TASK GOAL ▸ Include the line containing "from matplotlib import pyplot as plt" and all lines before it, repeated exactly from the listing below, without pictures.

● ● ● ●

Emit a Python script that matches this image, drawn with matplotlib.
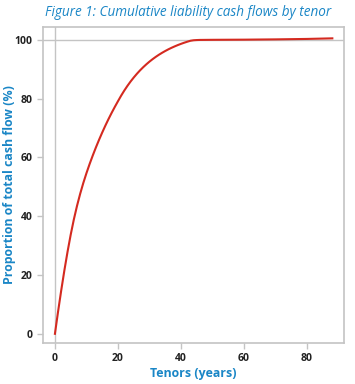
import matplotlib
matplotlib.use("Agg")
from matplotlib import pyplot as plt

# tenor (years) and cumulative share of cash flow (%)
tenors = list(range(0, 47)) + [48, 50, 60, 70, 80, 88]
cumulative = [0, 7.6, 14.8, 21.6, 27.9, 33.7, 38.9, 43.5, 47.6, 51.3,
              54.65, 57.75, 60.65, 63.4, 66.0, 68.47, 70.82, 73.05, 75.17, 77.19,
              79.12, 81.0, 82.74, 84.34, 85.82, 87.18, 88.44, 89.61, 90.68, 91.67,
              92.59, 93.43, 94.21, 94.93, 95.59, 96.2, 96.77, 97.29, 97.77, 98.22,
              98.63, 99.01, 99.36, 99.68, 99.85, 99.92, 99.96, 99.98, 100.0, 100.05,
              100.15, 100.3, 100.5]

xticks = [0, 20, 40, 60, 80]
yticks = [0, 20, 40, 60, 80, 100]

blue = "#1a86c6"
grey = "#c4c4c4"
plt.rcParams['font.family'] = ['Open Sans', 'DejaVu Sans']

fig = plt.figure(figsize=(3.55, 3.84), dpi=100)
ax = fig.add_axes([0.121, 0.107, 0.848, 0.823])

ax.axvline(0, color=grey, lw=1.0, zorder=1)
ax.axhline(100, color=grey, lw=1.0, zorder=1)
ax.plot(tenors, cumulative, color="#d42a20", lw=1.5, zorder=3)

ax.set_xlim(-3.8, 91.7)
ax.set_ylim(-3.1, 104.4)
ax.set_xticks(xticks)
ax.set_yticks(yticks)
for s in ax.spines.values():
    s.set_color(grey)
    s.set_linewidth(1.2)
ax.tick_params(direction="out", length=4, color=grey, width=1.0,
               labelsize=7.5, labelcolor="#222222")
for lab in ax.get_xticklabels() + ax.get_yticklabels():
    lab.set_fontweight("bold")

ax.set_xlabel("Tenors (years)", color=blue, fontsize=8.9, fontweight="bold", labelpad=2)
ax.set_ylabel("Proportion of total cash flow (%)", color=blue, fontsize=8.9,
              fontweight="bold")
ax.yaxis.set_label_coords(-0.09, 0.5)
fig.text(0.529, 0.967, "Figure 1: Cumulative liability cash flows by tenor",
         color=blue, fontsize=9.75, style="italic", ha="center", va="center")

fig.savefig("out.png", dpi=100)
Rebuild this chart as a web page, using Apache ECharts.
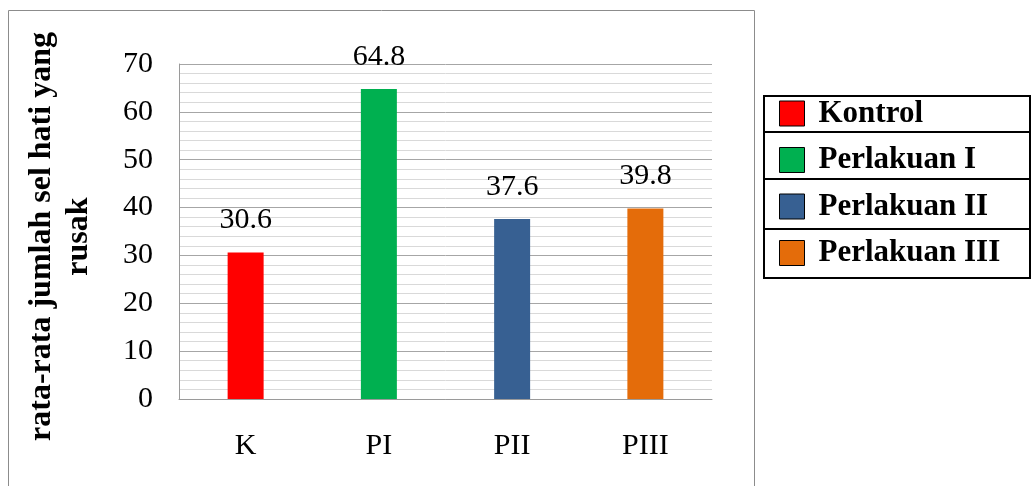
<!DOCTYPE html>
<html>
<head>
<meta charset="utf-8">
<script src="https://cdn.jsdelivr.net/npm/echarts@6/dist/echarts.min.js"></script>
<style>
  html, body { margin: 0; padding: 0; background: #fff; }
  #chart { width: 1035px; height: 486px; }
</style>
</head>
<body>
<div id="chart"></div>
<script>
  var categories = ['K', 'PI', 'PII', 'PIII'];
  var seriesNames = ['Kontrol', 'Perlakuan I', 'Perlakuan II', 'Perlakuan III'];
  var values = [30.6, 64.8, 37.6, 39.8];
  var colors = ['#ff0000', '#00b050', '#376092', '#e46c0a'];

  var font = '"Liberation Serif", "Times New Roman", serif';

  // satu seri per kategori supaya legenda punya 4 entri
  var series = seriesNames.map(function (name, i) {
    return {
      name: name,
      type: 'bar',
      stack: 'all',
      barWidth: 36,
      itemStyle: { color: colors[i] },
      label: {
        show: true,
        position: 'top',
        distance: 17,
        fontFamily: font,
        fontSize: 30,
        color: '#000'
      },
      data: categories.map(function (c, j) { return j === i ? values[i] : '-'; })
    };
  });

  var chart = echarts.init(document.getElementById('chart'));
  chart.setOption({
    animation: false,
    textStyle: { fontFamily: font },
    graphic: [
      { type: 'rect', shape: { x: 8.5, y: 10.5, width: 746, height: 500 },
        style: { fill: 'none', stroke: '#8c8c8c', lineWidth: 1 }, z: -1 },
      { type: 'rect', shape: { x: 764, y: 96, width: 266, height: 182 },
        style: { fill: 'none', stroke: '#000', lineWidth: 2 } },
      { type: 'line', shape: { x1: 764, y1: 132, x2: 1030, y2: 132 }, style: { stroke: '#000', lineWidth: 2 } },
      { type: 'line', shape: { x1: 764, y1: 179, x2: 1030, y2: 179 }, style: { stroke: '#000', lineWidth: 2 } },
      { type: 'line', shape: { x1: 764, y1: 229, x2: 1030, y2: 229 }, style: { stroke: '#000', lineWidth: 2 } }
    ],
    legend: {
      orient: 'vertical',
      left: 774,
      top: 93,
      itemWidth: 25,
      itemHeight: 25,
      itemGap: 15.5,
      icon: 'rect',
      selectedMode: false,
      itemStyle: { borderColor: '#000', borderWidth: 1 },
      textStyle: { fontFamily: font, fontSize: 31, fontWeight: 'bold', color: '#000', padding: [0, 0, 0, 9] },
      data: seriesNames
    },
    grid: { left: 179, right: 323, top: 64, bottom: 87, outerBoundsMode: 'none' },
    xAxis: {
      type: 'category',
      data: categories,
      axisLine: { lineStyle: { color: '#9a9a9a', width: 1 } },
      axisTick: { show: false },
      axisLabel: { fontFamily: font, fontSize: 30, color: '#000', margin: 32 }
    },
    yAxis: {
      type: 'value',
      min: 0,
      max: 70,
      interval: 10,
      name: 'rata-rata jumlah sel hati yang\nrusak',
      nameLocation: 'middle',
      nameRotate: 90,
      nameGap: 82,
      nameTextStyle: { fontFamily: font, fontSize: 32, fontWeight: 'bold', color: '#000', lineHeight: 37, padding: [0, 10, 0, 0] },
      axisLine: { show: true, lineStyle: { color: '#9a9a9a', width: 1 } },
      axisTick: { show: false },
      axisLabel: { fontFamily: font, fontSize: 30, color: '#000', margin: 26 },
      splitLine: { lineStyle: { color: '#a6a6a6', width: 1 } },
      minorTick: { show: false, splitNumber: 5 },
      minorSplitLine: { show: true, lineStyle: { color: '#d9d9d9', width: 1 } }
    },
    series: series
  });
</script>
</body>
</html>
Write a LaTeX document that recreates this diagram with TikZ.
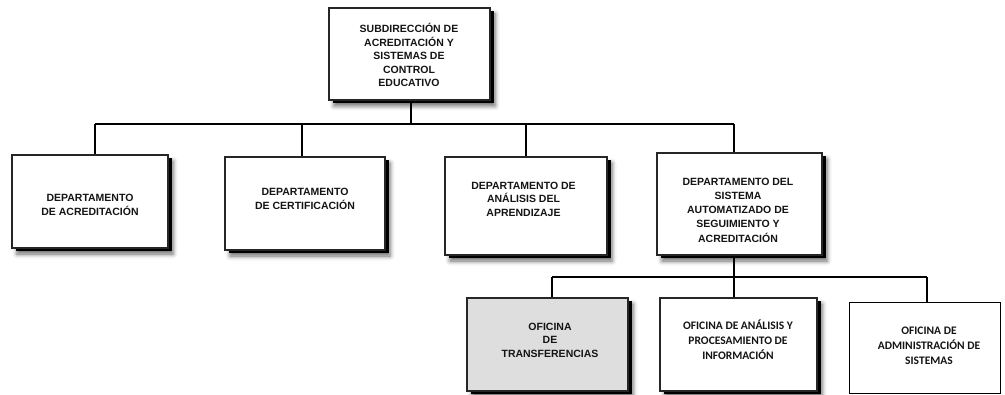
\documentclass[tikz,border=0pt]{standalone}
\usepackage{fontspec}
\setmainfont{Liberation Sans}
\newfontfamily\carl{Carlito}
\usetikzlibrary{shadows,shadows.blur}
\definecolor{boxgrey}{HTML}{DEDEDE}
\begin{document}
\begin{tikzpicture}[x=1pt,y=-1pt,
  box/.style={draw=black!85, line width=1.5pt, fill=white, rectangle, inner sep=0pt},
  shbox/.style={box,
    blur shadow={shadow xshift=5pt, shadow yshift=-6pt, shadow blur radius=4.5pt, shadow opacity=60},
    drop shadow={shadow xshift=3.5pt, shadow yshift=-3.5pt, fill=black, opacity=1}},
  plainbox/.style={draw=black, line width=0.9pt, fill=white, rectangle, inner sep=0pt},
  txt/.style={align=center, font=\bfseries\fontsize{10.5}{13.5}\selectfont, text=black!92, inner sep=0pt},
  ctxt/.style={align=center, font=\carl\bfseries\fontsize{11.5}{14.8}\selectfont, text=black!92, inner sep=0pt},
  conn/.style={line width=1.2pt, black}
]
\useasboundingbox (0,0) rectangle (1005,395);

% boxes
\node[shbox, minimum width=161pt, minimum height=92pt] (top) at (409.5,54) {};
\node[shbox, minimum width=156pt, minimum height=93pt] (d1) at (90,201.5) {};
\node[shbox, minimum width=160pt, minimum height=93pt] (d2) at (305,203.5) {};
\node[shbox, minimum width=162pt, minimum height=98pt] (d3) at (526,206) {};
\node[shbox, minimum width=165pt, minimum height=102pt] (d4) at (739.5,204) {};
\node[shbox, fill=boxgrey, minimum width=161pt, minimum height=93pt] (o1) at (547.5,344.5) {};
\node[shbox, minimum width=157pt, minimum height=93pt] (o2) at (738.5,344.5) {};
\node[plainbox, minimum width=151pt, minimum height=91pt] (o3) at (924.5,347.5) {};

% texts
\node[txt] (ttop) at (409,55) {SUBDIRECCIÓN DE\\ACREDITACIÓN Y\\SISTEMAS DE\\CONTROL\\EDUCATIVO};
\node[txt] (t1) at (90,205) {DEPARTAMENTO\\DE ACREDITACIÓN};
\node[txt] (t2) at (305,199) {DEPARTAMENTO\\DE CERTIFICACIÓN};
\node[txt] (t3) at (523.5,199) {DEPARTAMENTO DE\\ANÁLISIS DEL\\APRENDIZAJE};
\node[txt, font=\bfseries\fontsize{10.5}{14.2}\selectfont] (t4) at (738,210) {DEPARTAMENTO DEL\\SISTEMA\\AUTOMATIZADO DE\\SEGUIMIENTO Y\\ACREDITACIÓN};
\node[txt] (t5) at (550,340) {OFICINA\\DE\\TRANSFERENCIAS};
\node[ctxt] (t6) at (738,340) {OFICINA DE ANÁLISIS Y\\PROCESAMIENTO DE\\INFORMACIÓN};
\node[ctxt] (t7) at (929,346) {OFICINA DE\\ADMINISTRACIÓN DE\\SISTEMAS};

% bus coordinates
\coordinate (bt) at (411,124);
\coordinate (b1) at (95,124);
\coordinate (b2) at (302,124);
\coordinate (b3) at (526,124);
\coordinate (b4) at (734,124);
\coordinate (c1) at (552,277);
\coordinate (c2) at (734,277);
\coordinate (c3) at (927,277);

% connectors
\draw[conn] (top.south -| bt) -- (bt);
\draw[conn] (b1) -- (b4);
\draw[conn] (b1) -- (b1 |- d1.north);
\draw[conn] (b2) -- (b2 |- d2.north);
\draw[conn] (b3) -- (b3 |- d3.north);
\draw[conn] (b4) -- (b4 |- d4.north);
\draw[conn] (d4.south -| c2) -- (c2 |- o2.north);
\draw[conn] (c1) -- (c3);
\draw[conn] (c1) -- (c1 |- o1.north);
\draw[conn] (c3) -- (c3 |- o3.north);
\end{tikzpicture}
\end{document}
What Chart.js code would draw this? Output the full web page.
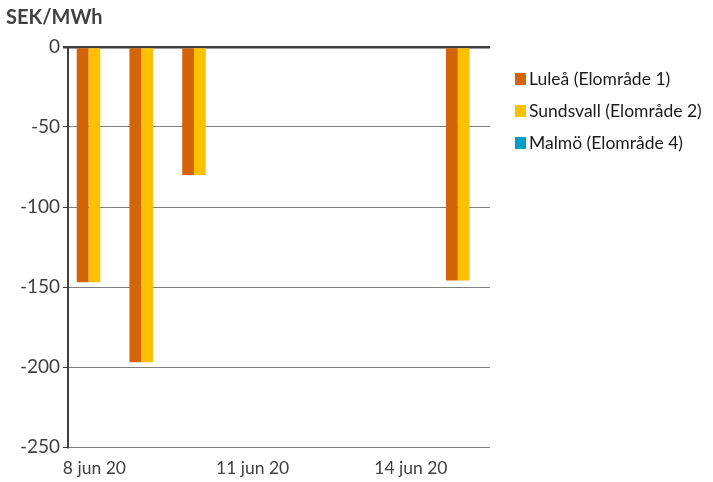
<!DOCTYPE html>
<html>
<head>
<meta charset="utf-8">
<script src="https://cdn.jsdelivr.net/npm/chart.js@4.4.0/dist/chart.umd.min.js"></script>
<style>
  html, body { margin: 0; padding: 0; background: #fff; }
  #wrap { width: 713px; height: 482px; }
</style>
</head>
<body>
<div id="wrap"><canvas id="myChart" width="713" height="482"></canvas></div>
<script>
const days = ['8 jun 20', '9 jun 20', '10 jun 20', '11 jun 20', '12 jun 20', '13 jun 20', '14 jun 20', '15 jun 20'];
const lulea = [-147, -197, -80, 0, 0, 0, 0, -146];
const sundsvall = [-147, -197, -80, 0, 0, 0, 0, -146];
const malmo = [0, 0, 0, 0, 0, 0, 0, 0];
const yTicks = [0, -50, -100, -150, -200, -250];
const unitTitle = 'SEK/MWh';

const font = "Lato, 'Open Sans', sans-serif";

function makeSet(label, values, color) {
    return {
        label: label,
        data: values,
        backgroundColor: color,
        borderWidth: 0,
        categoryPercentage: 0.67,
        barPercentage: 1.0
    };
}

// title top-left and legend on the right, placed like the original
const sideText = {
    id: 'sideText',
    afterDraw(chart) {
        const c = chart.ctx;
        c.save();
        c.fillStyle = '#404040';
        c.font = 'bold 20px ' + font;
        c.textBaseline = 'middle';
        c.textAlign = 'left';
        c.fillText(unitTitle, 6, 18);

        const left = chart.chartArea.right + 25;
        c.font = '17.5px ' + font;
        chart.data.datasets.forEach((ds, i) => {
            const y = 79 + i * 32;
            c.fillStyle = ds.backgroundColor;
            c.fillRect(left, y - 6, 11, 12);
            c.fillStyle = '#1a1a1a';
            c.fillText(ds.label, left + 14, y);
        });
        c.restore();
    }
};

var ctx = document.getElementById('myChart').getContext('2d');

new Chart(ctx, {
    type: 'bar',
    data: {
        labels: days,
        datasets: [
            makeSet('Luleå (Elområde 1)', lulea, '#D4640A'),
            makeSet('Sundsvall (Elområde 2)', sundsvall, '#FFC000'),
            makeSet('Malmö (Elområde 4)', malmo, '#00A0C6')
        ]
    },
    options: {
        responsive: false,
        animation: false,
        layout: { padding: { left: 0, right: 223, top: 47, bottom: 0 } },
        plugins: {
            legend: { display: false },
            tooltip: { enabled: false }
        },
        scales: {
            x: {
                grid: { display: false },
                border: { display: false },
                ticks: {
                    color: '#404040',
                    font: { family: font, size: 17.5 },
                    maxRotation: 0,
                    autoSkip: false,
                    padding: 3,
                    callback: function (v, i) { return i % 3 === 0 ? days[i] : ''; }
                }
            },
            y: {
                min: yTicks[yTicks.length - 1],
                max: yTicks[0],
                afterFit: function (s) { s.width = 68; },
                afterBuildTicks: function (s) { s.ticks = yTicks.map(v => ({ value: v })); },
                border: { display: true, color: '#404040', width: 2 },
                grid: {
                    color: function (c) { return c.tick && c.tick.value === 0 ? '#404040' : '#7f7f7f'; },
                    lineWidth: function (c) { return c.tick && c.tick.value === 0 ? 2.5 : 1; },
                    tickColor: '#404040',
                    tickLength: 5,
                    drawTicks: true
                },
                ticks: {
                    color: '#404040',
                    font: { family: font, size: 19 },
                    padding: 3
                }
            }
        }
    },
    plugins: [sideText]
});
</script>
</body>
</html>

● ● ● ●

PROBLEM SOLUTION ▸
Emit a Python script that matches this image, drawn with matplotlib.
import matplotlib
matplotlib.use("Agg")
from matplotlib import pyplot as plt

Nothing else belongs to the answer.